A aprovação, pelo Senado, do Exame Nacional de Proficiência em Medicina (Profimed) deveria ser encarada não como um obstáculo à carreira médica, mas como uma medida urgente de proteção à sociedade e de responsabilização do próprio sistema de ensino superior.

Num país que viveu, nos últimos quinze anos, uma expansão desordenada de escolas de medicina, é ingenuidade, ou conveniência, fingir que todos os cursos oferecem a formação mínima necessária para entregar à população profissionais aptos a lidar com vidas humanas.

Os números falam por si. Entre 2010 e 2013, o Brasil viu o total de cursos de medicina mais que dobrar, saltando de 181 para 401. Trata-se de um crescimento de 127%, impulsionado sobretudo por grupos privados que enxergaram na formação médica um negócio altamente lucrativo.

O setor movimenta R$ 26,4 bilhões por ano, e essa cifra explica muito do que está por trás da resistência à criação de um exame obrigatório: quanto maior o rigor, maior a chance de expor a fragilidade de cursos improvisados para gerar lucro rápido.

Não é coincidência, portanto, que 20% das graduações avaliadas em 2023 não tenham atingido qualidade satisfatória. O problema é estrutural e crescente.

E, diferentemente de outras profissões, a medicina não permite margem de erro. Um advogado despreparado pode prejudicar um processo; um médico despreparado pode tirar uma vida. Nesse cenário, o Profimed surge como um filtro mínimo.

Não resolve todos os problemas, mas impede que a ausência de fiscalização e a abertura indiscriminada de cursos continuem transferindo o risco ao paciente mais vulnerável, aquele que não tem condições de escolher seu médico, seu hospital ou sua rede de saúde.

Os críticos afirmam que a prova seria uma punição ao estudante, quando na verdade o Profimed é uma denúncia silenciosa da precarização da formação médica. Se uma instituição teme que seus alunos não passem no exame, o problema não é o exame: é a instituição.

A prova obriga faculdades a se comprometerem com padrões mínimos de qualidade, algo que hoje claramente não existe de forma homogênea. Além disso, ao formalizar o Enamed, avaliações no 4º e 6º ano, o país finalmente adota um mecanismo contínuo de diagnóstico da formação.

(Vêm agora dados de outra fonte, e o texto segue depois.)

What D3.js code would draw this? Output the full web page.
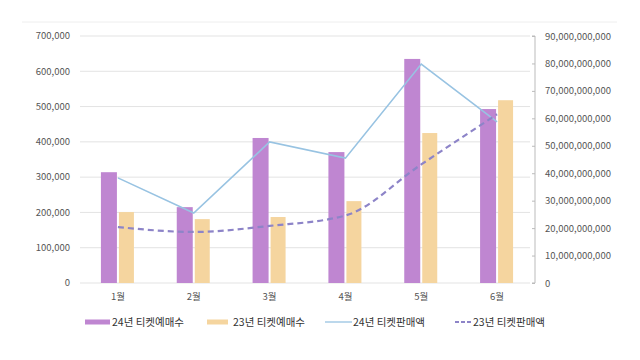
<!DOCTYPE html>
<html><head><meta charset="utf-8">
<script src="https://cdn.jsdelivr.net/npm/d3@7"></script>
<style>body{margin:0;background:#fff}svg{display:block}text{font-family:"Noto Sans CJK KR","Noto Sans",sans-serif}</style>
</head><body><svg id="c" width="640" height="360"></svg>
<script>
const months = ["1월","2월","3월","4월","5월","6월"];
const sales24 = [314000, 215000, 411000, 371000, 635000, 493000];
const sales23 = [201000, 181000, 187000, 232000, 425000, 518000];
const rev24 = [38.3e9, 25.5e9, 51.4e9, 45.5e9, 79.8e9, 58.7e9];
const rev23 = [20.4e9, 18.6e9, 20.8e9, 24.6e9, 43.2e9, 61.5e9];
const leftTicks = [0,100000,200000,300000,400000,500000,600000,700000];
const rightTicks = [0,1e10,2e10,3e10,4e10,5e10,6e10,7e10,8e10,9e10];
const seriesNames = ["24년 티켓예매수","23년 티켓예매수","24년 티켓판매액","23년 티켓판매액"];

const svg = d3.select("#c");
const L=80, R=535, T=36, B=283;
const fmt = d3.format(",");
svg.append("line").attr("x1",22).attr("x2",617).attr("y1",22).attr("y2",22).attr("stroke","#eee");

const x = d3.scaleBand().domain(months).range([L,R]);
const yL = d3.scaleLinear().domain([0,700000]).range([B,T]);
const yR = d3.scaleLinear().domain([0,9e10]).range([B,T]);

svg.append("g").selectAll("line").data(leftTicks).join("line")
 .attr("x1",L).attr("x2",R-5).attr("y1",d=>yL(d)).attr("y2",d=>yL(d))
 .attr("stroke","#e3e3e3").attr("stroke-width",1);

svg.append("g").selectAll("text").data(leftTicks).join("text")
 .attr("x",70).attr("y",d=>yL(d)).attr("dy","0.35em").attr("text-anchor","end")
 .attr("font-size",9.5).attr("fill","#555").text(d=>fmt(d));

const ra = svg.append("g").attr("transform",`translate(${R},0)`)
 .call(d3.axisRight(yR).tickValues(rightTicks).tickSize(-3).tickPadding(10).tickFormat(fmt));
ra.select(".domain").attr("stroke","#bbb").attr("d",`M-3,${T}H0V${B}H-3`);
ra.selectAll(".tick line").attr("stroke","#bbb");
ra.selectAll("text").attr("font-size",9.5).attr("fill","#555").attr("font-family",'"Noto Sans CJK KR","Noto Sans",sans-serif');

const bw=16, gap=2;
svg.append("g").selectAll("rect").data(sales24).join("rect")
 .attr("x",(d,i)=>x(months[i])+x.bandwidth()/2-bw-gap/2).attr("width",bw)
 .attr("y",d=>yL(d)).attr("height",d=>B-yL(d)).attr("fill","#bf86d1");
svg.append("g").selectAll("rect").data(sales23).join("rect")
 .attr("x",(d,i)=>x(months[i])+x.bandwidth()/2+gap/2).attr("width",bw-1)
 .attr("y",d=>yL(d)).attr("height",d=>B-yL(d)).attr("fill","#f5d59f");

svg.append("g").selectAll("text").data(months).join("text")
 .attr("x",d=>x(d)+x.bandwidth()/2).attr("y",300).attr("text-anchor","middle")
 .attr("font-size",9.5).attr("fill","#555").text(d=>d);

const cx = i=>x(months[i])+x.bandwidth()/2;
const l24 = d3.line().x((d,i)=>cx(i)).y(d=>yR(d));
const l23 = d3.line().x((d,i)=>cx(i)).y(d=>yR(d)).curve(d3.curveMonotoneX);
svg.append("path").attr("d",l24(rev24)).attr("fill","none").attr("stroke","#98c3e2").attr("stroke-width",1.6);
svg.append("path").attr("d",l23(rev23)).attr("fill","none").attr("stroke","#8d84c8").attr("stroke-width",2.2).attr("stroke-dasharray","6,4");

const lg = svg.append("g").attr("font-size",10.5).attr("fill","#333");
const items = [
 {x:85,w:25,tx:27,type:"bar",c:"#bf86d1"},
 {x:207,w:21,tx:26,type:"bar",c:"#f5d59f"},
 {x:325,w:27,tx:28,type:"line",c:"#98c3e2"},
 {x:455,w:16,tx:18,type:"dash",c:"#8d84c8"}
];
items.forEach((it,i)=>{
 const g = lg.append("g").attr("transform",`translate(${it.x},322)`);
 if(it.type==="bar") g.append("rect").attr("x",0).attr("y",-2.5).attr("width",it.w).attr("height",5).attr("fill",it.c);
 else g.append("line").attr("x1",0).attr("x2",it.w).attr("y1",0).attr("y2",0).attr("stroke",it.c)
   .attr("stroke-width",it.type==="line"?1.3:2).attr("stroke-dasharray",it.type==="dash"?"4,2":null);
 g.append("text").attr("x",it.tx).attr("y",0).attr("dy","0.35em").attr("fill","#333").text(seriesNames[i]);
});
</script></body></html>
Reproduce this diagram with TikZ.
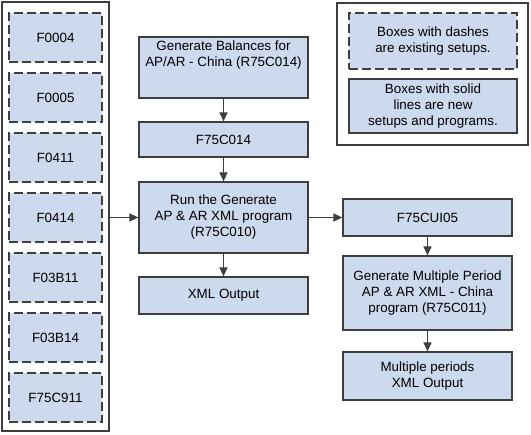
\documentclass[tikz,border=0pt]{standalone}
\usepackage{fontspec}
\setmainfont{Liberation Sans}
\usetikzlibrary{arrows.meta}
\definecolor{boxfill}{RGB}{205,217,236}
\definecolor{bordc}{RGB}{62,62,62}
\newcommand\boxfont{\fontsize{13.4}{16}\selectfont}
\tikzset{
  base/.style={draw=bordc, line width=1.2pt, fill=boxfill, font=\boxfont, align=center, inner sep=0pt},
  newbox/.style={base},
  oldbox/.style={base, dash pattern=on 9pt off 4pt},
  framebox/.style={draw=bordc, line width=1.2pt, inner sep=0pt},
  arr/.style={-{Triangle[width=8pt,length=9pt]}, draw=bordc, line width=1.2pt},
  lw/.style={minimum width=93pt, minimum height=49pt},
  mw/.style={minimum width=169pt}
}
\begin{document}
\begin{tikzpicture}[x=1pt,y=-1pt]
\useasboundingbox (0,0) rectangle (531,435);
% left frame and existing tables
\node[framebox, minimum width=107pt, minimum height=429pt] (leftframe) at (55.5,216.5) {};
\node[oldbox, lw] (f0004) at (55.5,37.5) {F0004};
\node[oldbox, lw] (f0005) at (55.5,97.5) {F0005};
\node[oldbox, lw] (f0411) at (55.5,157.5) {F0411};
\node[oldbox, lw] (f0414) at (55.5,217.5) {F0414};
\node[oldbox, lw] (f03b11) at (55.5,277.5) {F03B11};
\node[oldbox, lw] (f03b14) at (55.5,337.5) {F03B14};
\node[oldbox, lw] (f75c911) at (55.5,397.5) {F75C911};
% middle column
\node[newbox, mw, minimum height=61pt] (genbal) at (223.5,67.5) {};
\node[font=\boxfont, align=center, inner sep=0pt, anchor=north] (genbaltext) at ([yshift=-4pt]genbal.north) {Generate Balances for\\AP/AR - China (R75C014)};
\node[newbox, mw, minimum height=35pt] (f75c014) at (223.5,139.5) {F75C014};
\node[newbox, mw, minimum height=71pt] (run) at (223.5,217.5) {Run the Generate\\AP \& AR XML program\\(R75C010)};
\node[newbox, mw, minimum height=37pt] (xml) at (223.5,295.5) {XML Output};
% right column
\node[newbox, mw, minimum height=37pt] (f75cui05) at (427.5,217.5) {F75CUI05};
\node[newbox, mw, minimum height=74pt] (genmult) at (427.5,293) {Generate Multiple Period\\AP \& AR XML - China\\program (R75C011)};
\node[newbox, mw, minimum height=48pt] (multi) at (427.5,376) {Multiple periods\\XML Output};
% legend
\node[framebox, minimum width=191pt, minimum height=142pt] (legend) at (432.5,74) {};
\node[oldbox, minimum width=168pt, minimum height=56pt] (legold) at (433,41) {Boxes with dashes\\are existing setups.};
\node[newbox, minimum width=168pt, minimum height=54pt] (legnew) at (433,106) {Boxes with solid\\lines are new\\setups and programs.};
% connectors
\draw[arr] (genbal) -- (f75c014);
\draw[arr] (f75c014) -- (run);
\draw[arr] (run) -- (xml);
\draw[arr] (leftframe.east |- run.west) -- (run.west);
\draw[arr] (run.east) -- (f75cui05.west);
\draw[arr] (f75cui05) -- (genmult);
\draw[arr] (genmult) -- (multi);
\end{tikzpicture}
\end{document}
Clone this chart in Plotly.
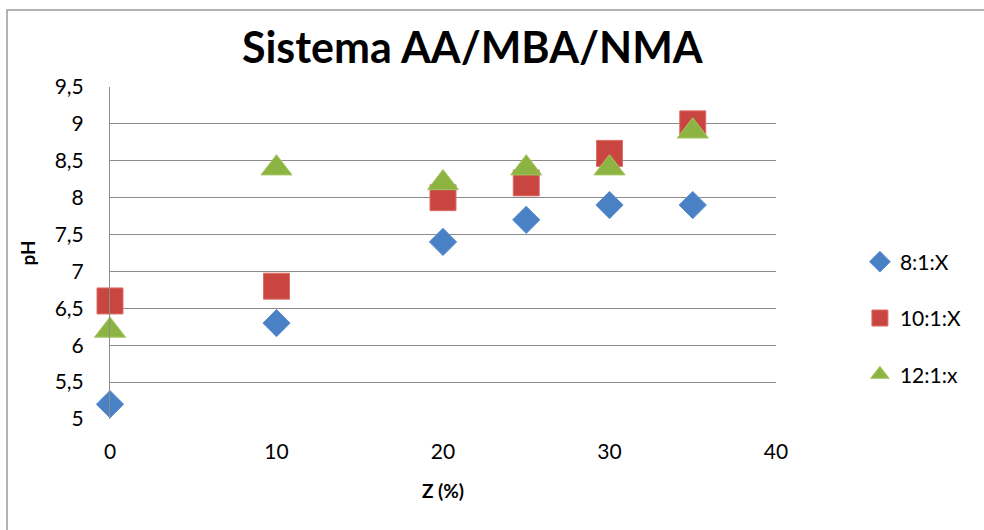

É o tipo de política pública que permite corrigir falhas antes que elas se transformem em tragédias nos hospitais. A proposta de ampliar as vagas de residência também é essencial.

A formação médica não termina na graduação, e o Brasil historicamente produz mais médicos do que vagas disponíveis para especialização, criando um funil que prejudica tanto profissionais quanto a qualidade do atendimento.

Outro ponto importante é a equivalência do Profimed ao Revalida. A unificação evita duplicidade de provas e traz racionalidade a um processo burocrático que sempre foi fonte de insegurança para quem se forma no exterior.

Em vez de dois exames diferentes, um único critério nacional de proficiência passa a valer para todos. Isso é eficiência. A crítica mais ruidosa vem do governo, que argumenta que o exame pode “elitizar” a profissão.

Mas elitista é permitir que instituições cobrem mensalidades altíssimas e ofereçam ensino de baixa qualidade. Elitista é manter um sistema que não protege o paciente pobre da negligência causada por má formação.

O que o Profimed propõe é o contrário: a democratização da segurança e da confiança no atendimento médico. O Brasil não pode aceitar que o diploma seja confundido com competência. A prova não é inimiga dos estudantes; é aliada dos pacientes e, por consequência, dos bons médicos.

Profissionais preparados, dedicados e comprometidos não devem temer uma avaliação. Devem exigi-la. Criar o Profimed é reconhecer que a medicina não pode ser tratada como um negócio qualquer.

É reafirmar que vidas humanas valem mais do que balanços contábeis. E é, acima de tudo, um pacto público com a qualidade, a responsabilidade e o cuidado. Se a saúde é um direito, a boa formação médica também deve ser.